- Theatrical release poster
- Directed by: John Moxey
- Screenplay by: John Sansom
- Based on: a story by Edgar Wallace
- Produced by: Jack Greenwood
- Starring: Jeremy Kemp Bernard Archard Rosemary Leach
- Cinematography: James Wilson
- Edited by: Derek Holding
- Production company: Merton Park Studios
- Distributed by: Anglo-Amalgamated
- Release date: 1964;
- Running time: 53 minutes
- Country: United Kingdom
- Language: English

= Face of a Stranger =

1964 British film by John Moxey

Face of a Stranger is a 1964 British film directed by John Moxey and starring Jeremy Kemp, Bernard Archard and Rosemary Leach. The screenplay was by John Sansom based on a story by Wallace. It is part of the series of Edgar Wallace Mysteries films made at Merton Park Studios.

== Plot ==
Vince Howard and John Bell are prison cellmates awaiting their release. When Bell is found with a knife his release is delayed by three months. He asks Howard to visit his wife Mary, who is blind. Once out of jail, Howard discovers that his own wife has left him. He starts to live with Mary. Knowing that Bell has money stashed away from a robbery, on his release Howard offers to drive him to get the stolen cash.
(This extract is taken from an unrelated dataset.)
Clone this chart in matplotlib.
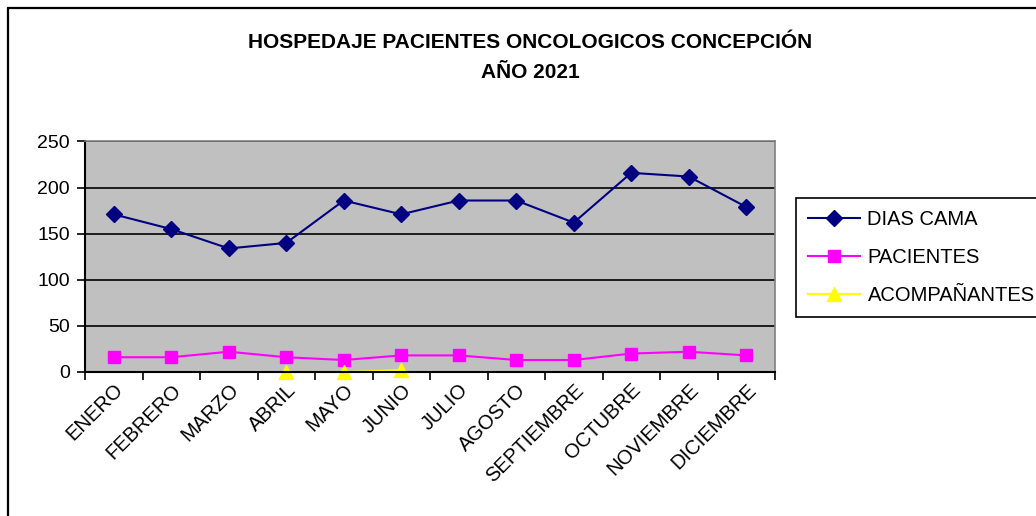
import numpy as np
import matplotlib
matplotlib.use("Agg")
from matplotlib import pyplot as plt
from matplotlib.patches import Rectangle
from matplotlib.transforms import ScaledTranslation

meses = ["ENERO", "FEBRERO", "MARZO", "ABRIL", "MAYO", "JUNIO", "JULIO",
         "AGOSTO", "SEPTIEMBRE", "OCTUBRE", "NOVIEMBRE", "DICIEMBRE"]
dias_cama = [171, 155, 134, 140, 186, 171, 186, 186, 162, 216, 212, 179]
pacientes = [16, 16, 22, 16, 13, 18, 18, 13, 13, 20, 22, 18]
acompanantes = [np.nan, np.nan, np.nan, 0, 0, 2, np.nan, np.nan, np.nan, np.nan, np.nan, np.nan]

plt.rcParams["font.family"] = ["Liberation Sans", "DejaVu Sans"]

fig = plt.figure(figsize=(10.36, 5.16), dpi=100)
fig.patch.set_facecolor("white")

# marco exterior del grafico
fig.patches.append(Rectangle((8 / 1036, -0.5), 2.0, 1.5 - 8 / 516, transform=fig.transFigure,
                             fill=False, edgecolor="black", linewidth=1.6))

ax = fig.add_axes([85 / 1036, 1 - 372 / 516, 690 / 1036, 230.5 / 516])
ax.set_facecolor("#C0C0C0")

x = np.arange(len(meses))
ax.plot(x, dias_cama, color="#000080", marker="D", markersize=8.5, linewidth=1.5, label="DIAS CAMA")
ax.plot(x, pacientes, color="#FF00FF", marker="s", markersize=8.5, linewidth=1.5, label="PACIENTES")
ax.plot(x, acompanantes, color="#FFFF00", marker="^", markersize=9.5, linewidth=1.5,
        label="ACOMPAÑANTES", clip_on=False)

ax.set_xlim(-0.5, len(meses) - 0.5)
ax.set_ylim(0, 250)
ax.set_yticks(np.arange(0, 251, 50))
ax.grid(axis="y", color="black", linewidth=1.2)
ax.set_axisbelow(True)

for s in ["top", "right"]:
    ax.spines[s].set_color("#808080")
    ax.spines[s].set_linewidth(1.2)
for s in ["left", "bottom"]:
    ax.spines[s].set_color("black")
    ax.spines[s].set_linewidth(1.5)

ax.set_xticks(np.arange(-0.5, len(meses), 1))
ax.set_xticklabels([])
ax.set_xticks(x, minor=True)
ax.set_xticklabels(meses, minor=True, rotation=45, ha="right", va="top",
                   rotation_mode="anchor", fontsize=14.5)
# desplazar las etiquetas de los meses un poco a la izquierda
desplazamiento = ScaledTranslation(-4 / 72, 0, fig.dpi_scale_trans)
for lbl in ax.get_xticklabels(minor=True):
    lbl.set_transform(lbl.get_transform() + desplazamiento)
ax.tick_params(axis="x", which="minor", length=0, pad=6)
ax.tick_params(axis="x", which="major", length=6, width=1.2, direction="out")
ax.tick_params(axis="y", length=6, width=1.2, direction="out", labelsize=14, pad=5)

fig.text(0.512, 1 - 42 / 516, "HOSPEDAJE PACIENTES ONCOLOGICOS CONCEPCIÓN",
         ha="center", va="center", fontsize=15, fontweight="bold")
fig.text(0.512, 1 - 72 / 516, "AÑO 2021",
         ha="center", va="center", fontsize=15, fontweight="bold")

leg = ax.legend(loc="upper left", bbox_to_anchor=(796 / 1036, 1 - 198 / 516),
                bbox_transform=fig.transFigure, fontsize=14.5, frameon=True,
                fancybox=False, edgecolor="black", framealpha=1, handlelength=2.6,
                labelspacing=0.95, borderpad=0.6, handletextpad=0.35, borderaxespad=0)
leg.get_frame().set_linewidth(1.2)

fig.savefig("out.png", dpi=100)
Howard kills him and he returns with the money to Mary, who drugs him and makes to run off with her friend Michael Forrest. Howard recovers from the dope and kills Forest and then Mary.

== Cast ==
- Jeremy Kemp as Vince Howard
- Bernard Archard as Michael Forrest
- Rosemary Leach as Mary Bell
- Philip Locke as John Bell
- Elizabeth Begley as Mrs Holden
- Jean Marsh as Grace
- Ronald Leigh-Hunt as prison governor
- Mike Pratt as Harry
- Harry Longhurst as Peters
- Alec Bregonzi as garage proprietor
- Keith Smith as ticket collector
- Edward Dentith as prison officer
- Victor Charrington as chief prison officer

== Critical reception ==
Kine Weekly wrote: "This is a somewhat far-fetched story of double dealing and one which, in the first few reels at least, strikes some as preposterous. However, it has the Wallace surprises to bring it back on a saner level and the result is holding, and sometimes violent melodrama. ... Like all the pictures in this series it pours a pint into a half pint measure and this restriction of footage, while keeping the interest vibrantly alive, is an example of what may be achieved as opposed to the so often overlong film. Jeremy Kemp is good as a man whose morals obviously deteriorate at the thought of money while Bernard Archard is a disarming schemer, Rosemary Leach too, is quite convincing as the blind wife with deep laid plans for a future on her unfortunate husband's ill-gotten gains. Philip Locke, though a crook, is the one character to win a modicum of audience sympathy."